* [Records shown]:

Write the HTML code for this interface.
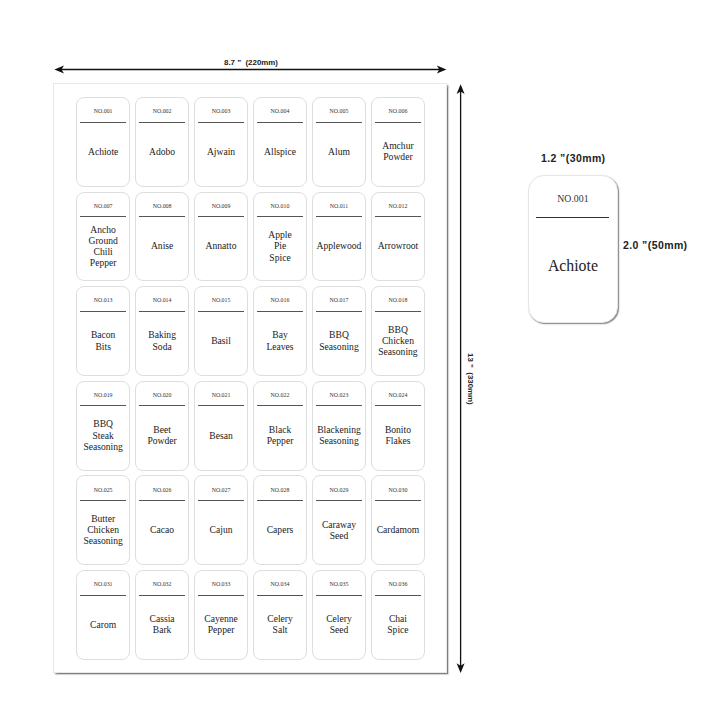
<!DOCTYPE html>
<html><head><meta charset="utf-8"><style>
html,body{margin:0;padding:0;background:#fff;}
body{width:720px;height:720px;position:relative;overflow:hidden;font-family:"Liberation Serif",serif;}
.sheet{position:absolute;left:53px;top:83px;width:394px;height:590px;background:#fff;border:1px solid #e8e8e8;box-sizing:border-box;box-shadow:1.5px 1.5px 1.5px rgba(0,0,0,0.5);}
.lb{position:absolute;width:54.3px;height:89.7px;box-sizing:border-box;border:1px solid #dedede;border-radius:8px;background:#fff;}
.no{position:absolute;left:-5px;right:-5px;top:10.1px;text-align:center;font-size:5.9px;line-height:6px;color:#333;}
.ln{position:absolute;left:3.4px;right:3.4px;top:23.5px;height:1px;background:#555;}
.nm{position:absolute;left:-5px;right:-5px;top:18.9px;bottom:0;display:flex;align-items:center;justify-content:center;text-align:center;font-size:9.6px;line-height:11.1px;color:#222;}
.dim{position:absolute;font-family:"Liberation Sans",sans-serif;font-weight:bold;color:#222;white-space:pre;}
.big{position:absolute;left:528px;top:175px;width:89.8px;height:147.9px;box-sizing:border-box;border:1px solid #e6e6e6;border-radius:16px;background:#fff;box-shadow:1px 1px 1.3px rgba(0,0,0,0.5);}
</style></head><body>
<div class="sheet"></div>
<div class="lb" style="left:76.00px;top:97.10px"><div class="no">NO.001</div><div class="ln"></div><div class="nm">Achiote</div></div>
<div class="lb" style="left:134.96px;top:97.10px"><div class="no">NO.002</div><div class="ln"></div><div class="nm">Adobo</div></div>
<div class="lb" style="left:193.92px;top:97.10px"><div class="no">NO.003</div><div class="ln"></div><div class="nm">Ajwain</div></div>
<div class="lb" style="left:252.88px;top:97.10px"><div class="no">NO.004</div><div class="ln"></div><div class="nm">Allspice</div></div>
<div class="lb" style="left:311.84px;top:97.10px"><div class="no">NO.005</div><div class="ln"></div><div class="nm">Alum</div></div>
<div class="lb" style="left:370.80px;top:97.10px"><div class="no">NO.006</div><div class="ln"></div><div class="nm">Amchur<br>Powder</div></div>
<div class="lb" style="left:76.00px;top:191.68px"><div class="no">NO.007</div><div class="ln"></div><div class="nm">Ancho<br>Ground<br>Chili<br>Pepper</div></div>
<div class="lb" style="left:134.96px;top:191.68px"><div class="no">NO.008</div><div class="ln"></div><div class="nm">Anise</div></div>
<div class="lb" style="left:193.92px;top:191.68px"><div class="no">NO.009</div><div class="ln"></div><div class="nm">Annatto</div></div>
<div class="lb" style="left:252.88px;top:191.68px"><div class="no">NO.010</div><div class="ln"></div><div class="nm">Apple<br>Pie<br>Spice</div></div>
<div class="lb" style="left:311.84px;top:191.68px"><div class="no">NO.011</div><div class="ln"></div><div class="nm">Applewood</div></div>
<div class="lb" style="left:370.80px;top:191.68px"><div class="no">NO.012</div><div class="ln"></div><div class="nm">Arrowroot</div></div>
<div class="lb" style="left:76.00px;top:286.26px"><div class="no">NO.013</div><div class="ln"></div><div class="nm">Bacon<br>Bits</div></div>
<div class="lb" style="left:134.96px;top:286.26px"><div class="no">NO.014</div><div class="ln"></div><div class="nm">Baking<br>Soda</div></div>
<div class="lb" style="left:193.92px;top:286.26px"><div class="no">NO.015</div><div class="ln"></div><div class="nm">Basil</div></div>
<div class="lb" style="left:252.88px;top:286.26px"><div class="no">NO.016</div><div class="ln"></div><div class="nm">Bay<br>Leaves</div></div>
<div class="lb" style="left:311.84px;top:286.26px"><div class="no">NO.017</div><div class="ln"></div><div class="nm">BBQ<br>Seasoning</div></div>
<div class="lb" style="left:370.80px;top:286.26px"><div class="no">NO.018</div><div class="ln"></div><div class="nm">BBQ<br>Chicken<br>Seasoning</div></div>
<div class="lb" style="left:76.00px;top:380.84px"><div class="no">NO.019</div><div class="ln"></div><div class="nm">BBQ<br>Steak<br>Seasoning</div></div>
<div class="lb" style="left:134.96px;top:380.84px"><div class="no">NO.020</div><div class="ln"></div><div class="nm">Beet<br>Powder</div></div>
<div class="lb" style="left:193.92px;top:380.84px"><div class="no">NO.021</div><div class="ln"></div><div class="nm">Besan</div></div>
<div class="lb" style="left:252.88px;top:380.84px"><div class="no">NO.022</div><div class="ln"></div><div class="nm">Black<br>Pepper</div></div>
<div class="lb" style="left:311.84px;top:380.84px"><div class="no">NO.023</div><div class="ln"></div><div class="nm">Blackening<br>Seasoning</div></div>
<div class="lb" style="left:370.80px;top:380.84px"><div class="no">NO.024</div><div class="ln"></div><div class="nm">Bonito<br>Flakes</div></div>
<div class="lb" style="left:76.00px;top:475.42px"><div class="no">NO.025</div><div class="ln"></div><div class="nm">Butter<br>Chicken<br>Seasoning</div></div>
<div class="lb" style="left:134.96px;top:475.42px"><div class="no">NO.026</div><div class="ln"></div><div class="nm">Cacao</div></div>
<div class="lb" style="left:193.92px;top:475.42px"><div class="no">NO.027</div><div class="ln"></div><div class="nm">Cajun</div></div>
<div class="lb" style="left:252.88px;top:475.42px"><div class="no">NO.028</div><div class="ln"></div><div class="nm">Capers</div></div>
<div class="lb" style="left:311.84px;top:475.42px"><div class="no">NO.029</div><div class="ln"></div><div class="nm">Caraway<br>Seed</div></div>
<div class="lb" style="left:370.80px;top:475.42px"><div class="no">NO.030</div><div class="ln"></div><div class="nm">Cardamom</div></div>
<div class="lb" style="left:76.00px;top:570.00px"><div class="no">NO.031</div><div class="ln"></div><div class="nm">Carom</div></div>
<div class="lb" style="left:134.96px;top:570.00px"><div class="no">NO.032</div><div class="ln"></div><div class="nm">Cassia<br>Bark</div></div>
<div class="lb" style="left:193.92px;top:570.00px"><div class="no">NO.033</div><div class="ln"></div><div class="nm">Cayenne<br>Pepper</div></div>
<div class="lb" style="left:252.88px;top:570.00px"><div class="no">NO.034</div><div class="ln"></div><div class="nm">Celery<br>Salt</div></div>
<div class="lb" style="left:311.84px;top:570.00px"><div class="no">NO.035</div><div class="ln"></div><div class="nm">Celery<br>Seed</div></div>
<div class="lb" style="left:370.80px;top:570.00px"><div class="no">NO.036</div><div class="ln"></div><div class="nm">Chai<br>Spice</div></div>

<svg style="position:absolute;left:0;top:0" width="720" height="720">
 <line x1="60" y1="69.5" x2="440" y2="69.5" stroke="#111" stroke-width="1.3"/>
 <path d="M54.4 69.5 L64 65.6 L61.5 69.5 L64 73.4 Z" fill="#111"/>
 <path d="M446.4 69.5 L436.8 65.6 L439.3 69.5 L436.8 73.4 Z" fill="#111"/>
 <line x1="460.6" y1="90" x2="460.6" y2="667" stroke="#111" stroke-width="1.3"/>
 <path d="M460.6 84.3 L456.6 94 L460.6 91.5 L464.6 94 Z" fill="#111"/>
 <path d="M460.6 672.9 L456.6 663.2 L460.6 665.7 L464.6 663.2 Z" fill="#111"/>
</svg>
<div class="dim" style="left:224px;top:58px;font-size:7.9px;line-height:10px;">8.7 &#8221;  (220mm)</div>
<div class="dim" style="left:475px;top:353px;font-size:7.9px;line-height:10px;transform-origin:0 0;transform:rotate(90deg);">13 &#8221;  (330mm)</div>
<div class="big">
 <div style="position:absolute;left:0;right:0;top:17px;text-align:center;font-size:9.8px;line-height:12px;color:#333;">NO.001</div>
 <div style="position:absolute;left:7px;right:7.5px;top:40.5px;height:1.3px;background:#333;"></div>
 <div style="position:absolute;left:-5px;right:-5px;top:81px;text-align:center;font-size:15.8px;line-height:18px;color:#222;">Achiote</div>
</div>
<div class="dim" style="left:541px;top:152px;font-size:10.5px;line-height:12px;letter-spacing:0.4px;">1.2 &#8221;(30mm)</div>
<div class="dim" style="left:623px;top:239px;font-size:10.5px;line-height:12px;letter-spacing:0.4px;">2.0 &#8221;(50mm)</div>
</body></html>
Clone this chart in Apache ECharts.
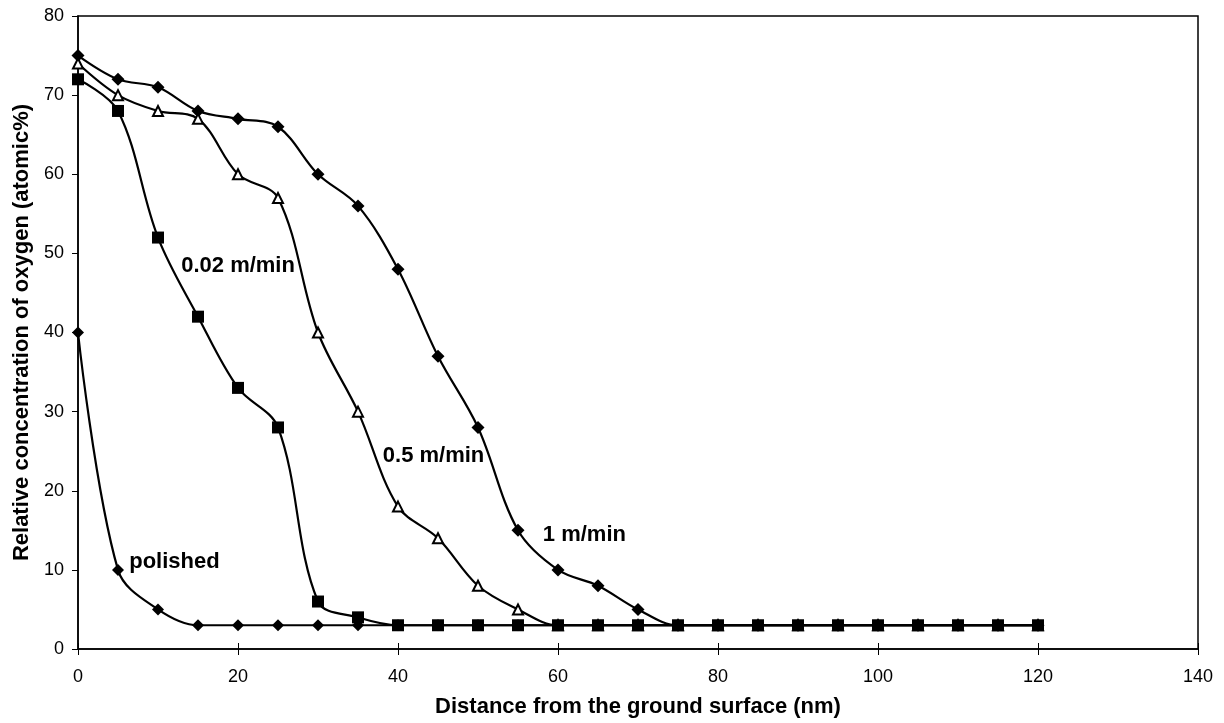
<!DOCTYPE html>
<html><head><meta charset="utf-8">
<script src="https://cdn.jsdelivr.net/npm/echarts@6/dist/echarts.min.js"></script>
<style>html,body{margin:0;padding:0;background:#fff}#c{width:1224px;height:723px}</style>
</head><body><div id="c"></div>
<script>
const distances = [0,5,10,15,20,25,30,35,40,45,50,55,60,65,70,75,80,85,90,95,100,105,110,115,120];
const oneMmin   = [75,72,71,68,67,66,60,56,48,37,28,15,10,8,5,3,3,3,3,3,3,3,3,3,3];
const halfMmin  = [74,70,68,67,60,57,40,30,18,14,8,5,3,3,3,3,3,3,3,3,3,3,3,3,3];
const slowMmin  = [72,68,52,42,33,28,6,4,3,3,3,3,3,3,3,3,3,3,3,3,3,3,3,3,3];
const polished  = [40,10,5,3,3,3,3,3,3,3,3,3,3,3,3,3,3,3,3,3,3,3,3,3,3];
const labels = [
  {text:'0.02 m/min', x:12.9, y:48.4},
  {text:'0.5 m/min', x:38.1, y:24.4},
  {text:'1 m/min', x:58.1, y:14.4},
  {text:'polished', x:6.4, y:11.0}
];
const pair = arr => distances.map((d,i)=>[d,arr[i]]);
const font = 'Liberation Sans, Arial, sans-serif';
const chart = echarts.init(document.getElementById('c'));
const base = {type:'line', smooth:0.35, lineStyle:{color:'#000', width:2.2}, itemStyle:{color:'#000'}, z:3};
chart.setOption({
  animation:false,
  grid:{left:78, right:26, top:16, bottom:72, show:true, borderColor:'#000', borderWidth:1.5},
  xAxis:[{type:'value', min:0, max:140, interval:20,
    name:'Distance from the ground surface (nm)', nameLocation:'middle', nameGap:47,
    nameTextStyle:{fontFamily:font, fontSize:22, fontWeight:'bold', color:'#000'},
    axisLine:{lineStyle:{color:'#000', width:1.5}}, axisTick:{length:6, lineStyle:{color:'#000'}},
    axisLabel:{fontFamily:font, fontSize:18, color:'#000', margin:19}, splitLine:{show:false}},
   {type:'value', position:'bottom', min:0, max:140, interval:20, axisLine:{show:false},
    axisTick:{inside:true, length:6, lineStyle:{color:'#000'}}, axisLabel:{show:false}, splitLine:{show:false}}],
  yAxis:{type:'value', min:0, max:80, interval:10,
    name:'Relative concentration of oxygen (atomic%)', nameLocation:'middle', nameGap:45,
    nameTextStyle:{fontFamily:font, fontSize:22, fontWeight:'bold', color:'#000'},
    axisLine:{show:true, lineStyle:{color:'#000', width:1.5}}, axisTick:{show:true, length:6, lineStyle:{color:'#000'}},
    axisLabel:{fontFamily:font, fontSize:18, color:'#000', margin:14}, splitLine:{show:false}},
  series:[
    Object.assign({}, base, {name:'polished', data:pair(polished), symbol:'diamond', symbolSize:12}),
    Object.assign({}, base, {name:'1 m/min', data:pair(oneMmin), symbol:'diamond', symbolSize:13}),
    Object.assign({}, base, {name:'0.5 m/min', data:pair(halfMmin), symbol:'triangle', symbolSize:10,
      itemStyle:{color:'#fff', borderColor:'#000', borderWidth:2}}),
    Object.assign({}, base, {name:'0.02 m/min', z:4, data:pair(slowMmin), symbol:'rect', symbolSize:12,
      markPoint:{symbol:'circle', symbolSize:0, silent:true,
        label:{show:true, position:'right', distance:0, formatter:p=>p.name, fontFamily:font, fontSize:22, fontWeight:'bold', color:'#000'},
        data:labels.map(l=>({name:l.text, coord:[l.x,l.y]}))}})
  ]
});
</script></body></html>
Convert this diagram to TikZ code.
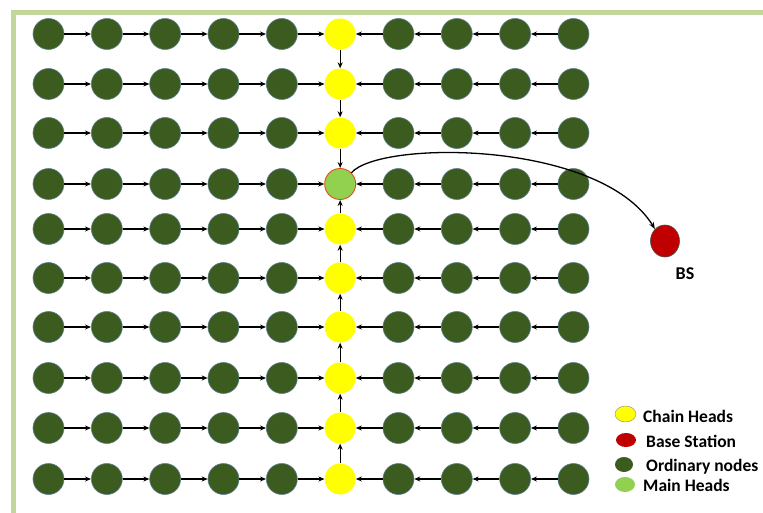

* [Set exercise]:
Among the lines of the records above, count those holding the string "code", and report only the number.

* [Worked solution]:
2